La décentralisation permet aux principaux intéressés de gérer eux-mêmes leurs affaires propres. Pour cela, il faut une reconnaissance par le pouvoir central, d’affaire d’intérêt local. Toute la difficulté réside dans la définition de ces affaires locales, car leur étendue peut être variable.
Du point de vue économique comme du point de vue administratif, il s’agit de libérer les administrations centrales des taches de gestion pour lesquelles elles ne sont pas conçues.
ACTEURS
Au Gabon, la décentralisation fait intervenir différents acteurs. Il y a principalement les collectivités locales et ensuite, les organes de la décentralisation prévue par le décret de 2020. A la lecture de la Loi Organique n°15/96 du 6 juin 1996 relative à la décentralisation en son article 4, est considérée comme collectivité locale le département, la commune rurale, la commune urbaine ou toute autre collectivité territoriale dotée par la Loi de la personnalité juridique et de l’autonomie financière. Cette Loi établit une différenciation entre la commune rurale et la commune urbaine.
Plus tard, avec la Loi Organique n° 001/2014 du 14 juin 2015, le législateur abandonne cette distinction entre la commune rurale et la commune urbaine. Toutefois, il distingue trois catégories de communes en fonction de critères démographique, économique et géographique.
Au vue de ces deux textes, le législateur laisse une brèche à l’amalgame et à la confusion en prévoyant comme condition d’existence d’une collectivité territoriale, toute entité à qui la Loi attribuerait une personnalité juridique et une autonomie financière. Cela peut créer une confusion entre les établissements publics qui sont aussi dotés d’une personnalité juridique et d’une autonomie financière et les collectivités territoriales qui répondent le plus souvent à une réalité géographique et démographique.
Décret n°000304/PR/MDCDT du 14/08/2020 fixant les attributions, l’organisation et le fonctionnement des organes de la décentralisation
Parmi les organes de la décentralisation nous avons :
- La Commission Nationale de la Décentralisation, en abrégé CND
- Le Comité Technique de la Décentralisation, en abrégé CTD
- Les Commissions Provinciales de la Décentralisation, en abrégé CPD
La Commission Nationale de la Décentralisation comprend des membres permanents, qui sont membres du gouvernement, et des membres non permanents, qui sont représentants des collectivités locales. La CND a pour mission de proposer au Président de la République, les mesures de mise en œuvre de la décentralisation arrêtées par le Comité Technique de la Décentralisation.
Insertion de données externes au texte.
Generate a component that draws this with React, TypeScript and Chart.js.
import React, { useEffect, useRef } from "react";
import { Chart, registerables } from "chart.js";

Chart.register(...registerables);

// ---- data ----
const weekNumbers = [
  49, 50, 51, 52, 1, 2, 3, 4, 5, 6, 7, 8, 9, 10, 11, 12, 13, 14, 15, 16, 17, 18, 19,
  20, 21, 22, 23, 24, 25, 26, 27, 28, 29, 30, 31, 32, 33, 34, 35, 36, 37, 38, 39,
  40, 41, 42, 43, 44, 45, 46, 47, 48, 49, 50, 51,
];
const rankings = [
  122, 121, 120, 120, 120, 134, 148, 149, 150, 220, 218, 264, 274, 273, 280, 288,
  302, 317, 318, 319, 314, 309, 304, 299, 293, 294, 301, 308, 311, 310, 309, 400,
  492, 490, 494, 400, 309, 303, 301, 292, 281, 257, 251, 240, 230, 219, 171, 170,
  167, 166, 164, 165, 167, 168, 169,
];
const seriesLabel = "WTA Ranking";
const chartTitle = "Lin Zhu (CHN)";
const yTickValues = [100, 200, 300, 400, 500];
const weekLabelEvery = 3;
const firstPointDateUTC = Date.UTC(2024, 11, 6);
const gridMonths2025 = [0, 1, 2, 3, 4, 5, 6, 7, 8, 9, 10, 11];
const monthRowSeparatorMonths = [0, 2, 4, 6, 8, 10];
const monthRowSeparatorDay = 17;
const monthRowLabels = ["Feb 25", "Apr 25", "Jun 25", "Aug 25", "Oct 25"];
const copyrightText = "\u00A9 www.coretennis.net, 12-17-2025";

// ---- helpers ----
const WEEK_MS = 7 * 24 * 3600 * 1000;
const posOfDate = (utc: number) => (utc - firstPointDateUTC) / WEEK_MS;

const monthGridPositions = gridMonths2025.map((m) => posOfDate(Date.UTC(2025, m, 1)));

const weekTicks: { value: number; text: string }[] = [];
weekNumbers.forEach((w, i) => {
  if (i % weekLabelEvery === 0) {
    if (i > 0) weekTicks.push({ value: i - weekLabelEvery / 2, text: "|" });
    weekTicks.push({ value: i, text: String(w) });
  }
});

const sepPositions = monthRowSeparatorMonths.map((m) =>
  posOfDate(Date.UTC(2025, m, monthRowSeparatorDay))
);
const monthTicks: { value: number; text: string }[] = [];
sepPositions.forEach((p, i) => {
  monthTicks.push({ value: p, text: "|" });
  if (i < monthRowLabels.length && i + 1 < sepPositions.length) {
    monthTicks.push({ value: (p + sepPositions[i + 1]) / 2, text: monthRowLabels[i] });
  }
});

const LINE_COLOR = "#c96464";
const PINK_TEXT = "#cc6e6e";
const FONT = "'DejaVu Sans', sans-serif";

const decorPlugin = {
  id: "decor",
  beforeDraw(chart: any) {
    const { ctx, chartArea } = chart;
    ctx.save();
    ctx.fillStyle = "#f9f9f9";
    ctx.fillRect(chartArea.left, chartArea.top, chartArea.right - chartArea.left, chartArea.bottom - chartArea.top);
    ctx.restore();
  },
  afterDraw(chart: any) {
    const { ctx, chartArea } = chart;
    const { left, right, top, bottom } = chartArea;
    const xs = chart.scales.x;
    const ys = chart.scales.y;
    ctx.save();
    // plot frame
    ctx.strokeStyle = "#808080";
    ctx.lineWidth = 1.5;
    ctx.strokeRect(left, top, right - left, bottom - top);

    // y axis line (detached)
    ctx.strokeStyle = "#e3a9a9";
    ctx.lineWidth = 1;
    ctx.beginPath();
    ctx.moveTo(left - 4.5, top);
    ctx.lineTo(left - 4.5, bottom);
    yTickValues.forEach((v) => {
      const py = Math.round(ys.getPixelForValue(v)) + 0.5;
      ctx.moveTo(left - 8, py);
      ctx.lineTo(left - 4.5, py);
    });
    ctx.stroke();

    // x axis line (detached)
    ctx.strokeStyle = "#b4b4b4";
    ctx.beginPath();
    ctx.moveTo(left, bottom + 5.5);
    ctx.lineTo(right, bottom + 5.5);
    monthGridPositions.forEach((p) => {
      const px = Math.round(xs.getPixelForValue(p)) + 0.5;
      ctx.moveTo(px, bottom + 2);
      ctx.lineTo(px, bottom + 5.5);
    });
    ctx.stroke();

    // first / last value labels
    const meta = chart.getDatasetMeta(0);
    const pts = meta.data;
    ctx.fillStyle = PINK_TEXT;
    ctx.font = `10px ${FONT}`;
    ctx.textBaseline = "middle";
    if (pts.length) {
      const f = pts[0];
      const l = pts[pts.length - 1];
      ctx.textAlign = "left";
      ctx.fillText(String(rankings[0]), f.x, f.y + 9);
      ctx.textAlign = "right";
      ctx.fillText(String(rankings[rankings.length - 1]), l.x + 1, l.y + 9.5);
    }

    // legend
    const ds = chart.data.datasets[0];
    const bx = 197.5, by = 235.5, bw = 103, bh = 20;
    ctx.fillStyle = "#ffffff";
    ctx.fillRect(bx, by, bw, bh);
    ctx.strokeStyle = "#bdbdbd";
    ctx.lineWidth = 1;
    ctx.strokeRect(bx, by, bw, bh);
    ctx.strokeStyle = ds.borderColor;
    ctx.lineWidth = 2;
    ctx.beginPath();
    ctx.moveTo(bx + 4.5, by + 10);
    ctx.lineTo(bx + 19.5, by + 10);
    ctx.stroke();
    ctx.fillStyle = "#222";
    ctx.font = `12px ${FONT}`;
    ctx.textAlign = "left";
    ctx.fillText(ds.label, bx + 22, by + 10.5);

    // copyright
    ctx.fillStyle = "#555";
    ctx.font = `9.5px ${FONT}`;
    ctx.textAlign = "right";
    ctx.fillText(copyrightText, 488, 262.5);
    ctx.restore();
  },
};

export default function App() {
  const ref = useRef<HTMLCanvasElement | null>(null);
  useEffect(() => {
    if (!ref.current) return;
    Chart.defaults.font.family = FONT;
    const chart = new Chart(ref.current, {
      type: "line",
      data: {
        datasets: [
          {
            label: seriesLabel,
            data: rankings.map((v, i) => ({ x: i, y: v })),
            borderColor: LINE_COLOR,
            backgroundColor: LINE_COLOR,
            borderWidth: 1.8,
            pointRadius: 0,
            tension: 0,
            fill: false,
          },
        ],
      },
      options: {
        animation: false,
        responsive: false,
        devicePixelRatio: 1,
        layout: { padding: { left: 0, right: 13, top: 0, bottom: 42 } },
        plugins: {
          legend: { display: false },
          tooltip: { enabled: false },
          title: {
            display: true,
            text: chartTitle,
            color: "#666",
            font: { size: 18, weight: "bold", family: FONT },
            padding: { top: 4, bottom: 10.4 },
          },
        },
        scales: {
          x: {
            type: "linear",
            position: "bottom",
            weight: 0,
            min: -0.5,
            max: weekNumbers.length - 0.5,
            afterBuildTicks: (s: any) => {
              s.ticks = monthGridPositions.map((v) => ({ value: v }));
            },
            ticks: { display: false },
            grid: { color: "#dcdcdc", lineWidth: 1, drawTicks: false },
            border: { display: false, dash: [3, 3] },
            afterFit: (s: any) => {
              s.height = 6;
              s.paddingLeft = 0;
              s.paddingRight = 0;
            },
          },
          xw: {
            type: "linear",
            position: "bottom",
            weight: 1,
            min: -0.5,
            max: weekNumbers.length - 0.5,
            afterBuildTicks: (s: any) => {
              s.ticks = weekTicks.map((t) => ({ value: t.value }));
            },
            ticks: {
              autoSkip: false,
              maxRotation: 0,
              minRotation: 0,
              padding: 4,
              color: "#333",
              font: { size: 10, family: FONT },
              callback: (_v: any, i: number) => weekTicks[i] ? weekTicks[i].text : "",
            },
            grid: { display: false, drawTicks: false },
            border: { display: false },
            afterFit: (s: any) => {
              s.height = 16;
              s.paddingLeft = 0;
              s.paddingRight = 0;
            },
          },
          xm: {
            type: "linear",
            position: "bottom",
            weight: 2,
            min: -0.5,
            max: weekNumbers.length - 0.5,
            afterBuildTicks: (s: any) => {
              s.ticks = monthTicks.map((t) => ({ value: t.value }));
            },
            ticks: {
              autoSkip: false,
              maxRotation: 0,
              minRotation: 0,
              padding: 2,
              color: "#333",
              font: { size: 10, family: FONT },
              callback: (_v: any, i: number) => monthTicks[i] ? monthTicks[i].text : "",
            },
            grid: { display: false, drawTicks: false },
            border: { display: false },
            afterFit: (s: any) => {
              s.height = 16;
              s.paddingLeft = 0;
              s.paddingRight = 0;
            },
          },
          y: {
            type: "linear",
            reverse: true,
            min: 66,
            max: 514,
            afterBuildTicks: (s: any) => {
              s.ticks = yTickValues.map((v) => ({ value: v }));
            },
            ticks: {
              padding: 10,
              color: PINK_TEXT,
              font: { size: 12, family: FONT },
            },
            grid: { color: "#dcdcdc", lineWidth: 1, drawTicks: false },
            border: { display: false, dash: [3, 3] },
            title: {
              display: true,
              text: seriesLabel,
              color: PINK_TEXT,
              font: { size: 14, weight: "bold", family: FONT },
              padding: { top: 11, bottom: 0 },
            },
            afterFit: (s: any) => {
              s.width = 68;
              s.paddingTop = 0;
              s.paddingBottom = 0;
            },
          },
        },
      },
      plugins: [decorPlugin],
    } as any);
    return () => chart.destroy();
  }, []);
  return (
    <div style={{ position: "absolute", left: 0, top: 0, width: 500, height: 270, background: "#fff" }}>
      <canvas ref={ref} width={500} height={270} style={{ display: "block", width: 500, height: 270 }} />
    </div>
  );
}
Ensuite, il y a le Comité Technique de la Décentralisation. C’est un organe de régulation des actions exécutées dans le cadre de la politique de la décentralisation. Il a pour mission de proposer les compétences de l’Etat à transférer aux collectivités locales et d’évaluer les incidences financières, humaines et matérielles liées au transfert de compétences. Il travaille en étroite collaboration avec le CND.
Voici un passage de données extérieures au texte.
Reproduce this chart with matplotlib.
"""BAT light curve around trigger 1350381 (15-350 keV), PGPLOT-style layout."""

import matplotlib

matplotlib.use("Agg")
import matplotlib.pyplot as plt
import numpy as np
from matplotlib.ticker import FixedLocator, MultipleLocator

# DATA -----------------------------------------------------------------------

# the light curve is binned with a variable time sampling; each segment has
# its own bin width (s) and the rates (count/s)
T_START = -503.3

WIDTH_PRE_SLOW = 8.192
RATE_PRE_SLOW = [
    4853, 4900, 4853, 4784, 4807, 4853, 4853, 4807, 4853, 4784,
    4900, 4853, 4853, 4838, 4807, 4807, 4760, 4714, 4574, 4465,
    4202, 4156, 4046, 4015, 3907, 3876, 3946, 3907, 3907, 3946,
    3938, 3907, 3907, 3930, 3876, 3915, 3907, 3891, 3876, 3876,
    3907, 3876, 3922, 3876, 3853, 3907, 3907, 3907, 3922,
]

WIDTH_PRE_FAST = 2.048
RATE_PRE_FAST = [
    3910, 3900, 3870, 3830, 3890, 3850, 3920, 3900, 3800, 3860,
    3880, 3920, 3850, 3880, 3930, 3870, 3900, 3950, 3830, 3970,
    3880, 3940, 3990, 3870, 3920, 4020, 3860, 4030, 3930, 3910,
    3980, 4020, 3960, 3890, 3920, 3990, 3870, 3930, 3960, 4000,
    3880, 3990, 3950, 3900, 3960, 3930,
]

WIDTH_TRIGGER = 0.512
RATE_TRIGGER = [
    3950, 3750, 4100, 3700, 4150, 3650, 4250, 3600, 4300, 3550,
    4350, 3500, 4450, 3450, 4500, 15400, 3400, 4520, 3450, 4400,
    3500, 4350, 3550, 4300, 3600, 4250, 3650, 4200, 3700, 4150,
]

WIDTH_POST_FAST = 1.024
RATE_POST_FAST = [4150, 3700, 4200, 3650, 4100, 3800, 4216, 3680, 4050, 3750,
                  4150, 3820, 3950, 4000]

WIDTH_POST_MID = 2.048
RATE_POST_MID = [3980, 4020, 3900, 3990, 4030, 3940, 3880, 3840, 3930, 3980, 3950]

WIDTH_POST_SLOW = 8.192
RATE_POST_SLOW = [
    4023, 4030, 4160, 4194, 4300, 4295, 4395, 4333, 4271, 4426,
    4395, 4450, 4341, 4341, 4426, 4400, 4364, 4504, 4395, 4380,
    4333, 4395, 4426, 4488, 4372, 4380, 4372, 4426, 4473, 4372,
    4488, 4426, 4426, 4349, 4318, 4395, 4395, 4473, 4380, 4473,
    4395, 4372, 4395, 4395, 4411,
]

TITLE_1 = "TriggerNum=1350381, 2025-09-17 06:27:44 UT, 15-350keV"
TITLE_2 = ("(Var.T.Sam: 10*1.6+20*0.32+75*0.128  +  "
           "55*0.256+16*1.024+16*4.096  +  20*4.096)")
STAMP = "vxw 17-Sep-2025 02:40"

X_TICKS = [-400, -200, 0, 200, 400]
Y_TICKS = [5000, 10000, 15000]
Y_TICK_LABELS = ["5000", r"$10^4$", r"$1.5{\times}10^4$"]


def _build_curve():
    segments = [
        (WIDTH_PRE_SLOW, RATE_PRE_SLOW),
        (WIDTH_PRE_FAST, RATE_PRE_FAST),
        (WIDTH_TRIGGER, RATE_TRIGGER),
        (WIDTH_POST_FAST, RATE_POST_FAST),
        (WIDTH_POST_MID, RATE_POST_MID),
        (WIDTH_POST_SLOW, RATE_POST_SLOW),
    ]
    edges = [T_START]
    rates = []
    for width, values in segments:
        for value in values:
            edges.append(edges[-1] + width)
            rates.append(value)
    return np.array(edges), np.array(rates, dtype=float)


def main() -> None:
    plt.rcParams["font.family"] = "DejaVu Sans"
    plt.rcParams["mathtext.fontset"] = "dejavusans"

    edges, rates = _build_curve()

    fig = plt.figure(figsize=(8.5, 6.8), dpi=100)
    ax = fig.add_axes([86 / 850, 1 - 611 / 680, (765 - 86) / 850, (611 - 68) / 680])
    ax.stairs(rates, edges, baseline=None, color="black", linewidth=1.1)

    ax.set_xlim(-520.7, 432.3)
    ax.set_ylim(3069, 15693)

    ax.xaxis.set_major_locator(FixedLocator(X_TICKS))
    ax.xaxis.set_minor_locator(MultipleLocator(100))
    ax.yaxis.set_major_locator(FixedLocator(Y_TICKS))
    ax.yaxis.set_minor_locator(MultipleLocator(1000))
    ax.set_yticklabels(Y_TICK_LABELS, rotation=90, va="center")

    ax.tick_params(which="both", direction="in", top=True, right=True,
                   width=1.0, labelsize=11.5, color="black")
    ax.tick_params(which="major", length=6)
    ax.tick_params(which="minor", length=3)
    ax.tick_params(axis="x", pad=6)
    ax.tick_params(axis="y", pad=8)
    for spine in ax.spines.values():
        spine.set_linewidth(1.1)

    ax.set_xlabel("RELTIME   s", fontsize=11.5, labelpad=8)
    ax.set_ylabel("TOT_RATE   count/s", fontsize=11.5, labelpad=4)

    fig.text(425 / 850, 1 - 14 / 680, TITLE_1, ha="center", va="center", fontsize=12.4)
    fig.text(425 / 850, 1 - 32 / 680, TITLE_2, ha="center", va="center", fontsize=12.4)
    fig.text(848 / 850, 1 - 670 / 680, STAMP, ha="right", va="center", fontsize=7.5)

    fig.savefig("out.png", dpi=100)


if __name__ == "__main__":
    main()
Enfin, les Commissions Provinciales de la Décentralisation. Elles ont différentes missions dont :
- Veiller à la mise en œuvre de la politique de la décentralisation
- Donner leur avis sur toute création de taxes, d’amendes et d’impôts locaux dans la province
- S’assurer du respect de la programmation de la mise en place du processus de la décentralisation.
Un projet d’ordonnance validé en janvier 2025 prévoit le transfert progressif des compétences de l’Etat vers les collectivités locales dans deux phases, notamment en pilotes dans les chefs-lieux de province, conformément à l’article 220 de la Loi organique 001/2014.